With the departure of President Jean-Bertrand Aristide in February 2004, the OAS urged Haiti’s interim authorities to foster the full restoration of democracy. A delegation of the OAS Permanent Council visited Haiti in September 2004 and met with a broad cross-section of political and social actors. Interim Prime Minister Gérard Latortue spoke at OAS headquarters in early December 2005, offering assurances that his government was taking all necessary measures to ensure a reliable electoral process and to guarantee the Haitian people a democratic transition. Later that month, Secretary General Insulza was in Port-au-Prince, where he reviewed preparations for the elections, then scheduled for January 8.

Given the complexity of Haiti’s internal political situation in recent years, the international community was particularly dismayed when Haitian authorities announced a postponement of the elections just days before the scheduled date. On January 6, the OAS Permanent Council and the UN Security Council both held special sessions to examine the situation.

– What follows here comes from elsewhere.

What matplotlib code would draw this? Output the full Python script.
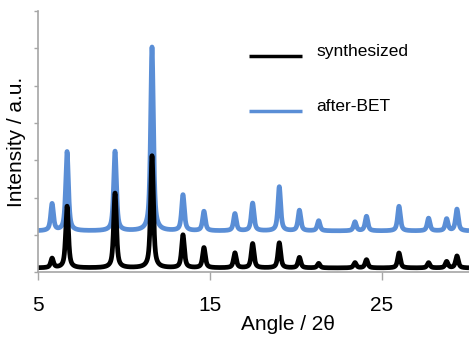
import numpy as np
import matplotlib.pyplot as plt

plt.rcParams['font.family'] = ['Liberation Sans', 'DejaVu Sans']

# peak list (2theta, deg) and peak heights above background for each pattern
peak_pos = [5.82, 6.69, 9.48, 11.63, 13.43, 14.65, 16.45, 17.48, 19.03,
            20.20, 21.32, 23.43, 24.10, 25.99, 27.71, 28.76, 29.36]
h_synth = [0.25, 1.65, 2.00, 3.00, 0.88, 0.54, 0.40, 0.65, 0.67,
           0.28, 0.12, 0.14, 0.22, 0.40, 0.14, 0.17, 0.32]
h_bet = [0.72, 2.12, 2.13, 4.92, 0.96, 0.52, 0.46, 0.74, 1.18,
         0.55, 0.27, 0.24, 0.39, 0.66, 0.34, 0.32, 0.58]
base_synth = 0.12
base_bet = 1.11

fwhm = 0.19


def pattern(x, heights, base):
    # pseudo-Voigt profile for each reflection
    y = np.full_like(x, base)
    g = fwhm / 2
    s = fwhm / 2.3548
    for p, h in zip(peak_pos, heights):
        lor = 1 / (1 + ((x - p) / g) ** 2)
        gau = np.exp(-0.5 * ((x - p) / s) ** 2)
        y += h * (0.7 * lor + 0.3 * gau)
    return y


x = np.linspace(5, 30.06, 4000)
y_synth = pattern(x, h_synth, base_synth)
y_bet = pattern(x, h_bet, base_bet)

fig = plt.figure(figsize=(4.69, 3.44), dpi=100)
ax = fig.add_axes([0.081, 0.208, 0.919, 0.760])

blue = '#5A8ED6'
ax.plot(x, y_bet, color=blue, lw=3.4, solid_capstyle='butt')
ax.plot(x, y_synth, color='black', lw=3.4, solid_capstyle='butt')

ax.set_xlim(5, 30.06)
ax.set_ylim(0, 7)
ax.set_xticks([5, 15, 25])
ax.set_yticks(range(0, 8))
ax.set_yticklabels([])

for s in ['top', 'right']:
    ax.spines[s].set_visible(False)
for s in ['left', 'bottom']:
    ax.spines[s].set_color('#a6a6a6')
    ax.spines[s].set_linewidth(1.2)

ax.tick_params(axis='x', direction='out', length=6, width=1.0,
               color='#a6a6a6', labelsize=15, pad=11)
ax.tick_params(axis='y', direction='out', length=3, width=1.0,
               color='#a6a6a6')

ax.set_xlabel('Angle / 2θ', fontsize=15, x=0.58, labelpad=0)
ax.set_ylabel('Intensity / a.u.', fontsize=15, y=0.5, labelpad=2)

# legend drawn by hand, lines level with the text baseline
ax.plot([0.49, 0.613], [0.828, 0.828], transform=ax.transAxes,
        color='black', lw=2.5, solid_capstyle='butt')
ax.plot([0.49, 0.613], [0.617, 0.617], transform=ax.transAxes,
        color=blue, lw=2.5, solid_capstyle='butt')
ax.text(0.645, 0.828, 'synthesized', transform=ax.transAxes,
        fontsize=12.5, va='baseline')
ax.text(0.645, 0.617, 'after-BET', transform=ax.transAxes,
        fontsize=12.5, va='baseline')

fig.savefig('out.png', dpi=100)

Expressing its “grave concern,” the OAS Permanent Council said, “Ongoing operational and security issues in no way justify further delay.” It called for a new, definitive date to be set for the elections, no later than February 7.

Once that date was set for the first round, the OAS and other participants in the Haiti Core Group—which was created in 2004 under UN Security Council Resolution 1529 and includes representatives of the UN, other international organizations and interested countries—repeatedly underscored the importance of this electoral process. OAS Assistant Secretary General Ramdin participated, on behalf of the Secretary General, in a high-level international mission that visited Haiti January 19-20. The mission assured Haitians of continued support for a process of democracy and stability, but stressed that “it is the Haitians themselves who will have the responsibility and authority to decide how their democracy and governance can be strengthened.”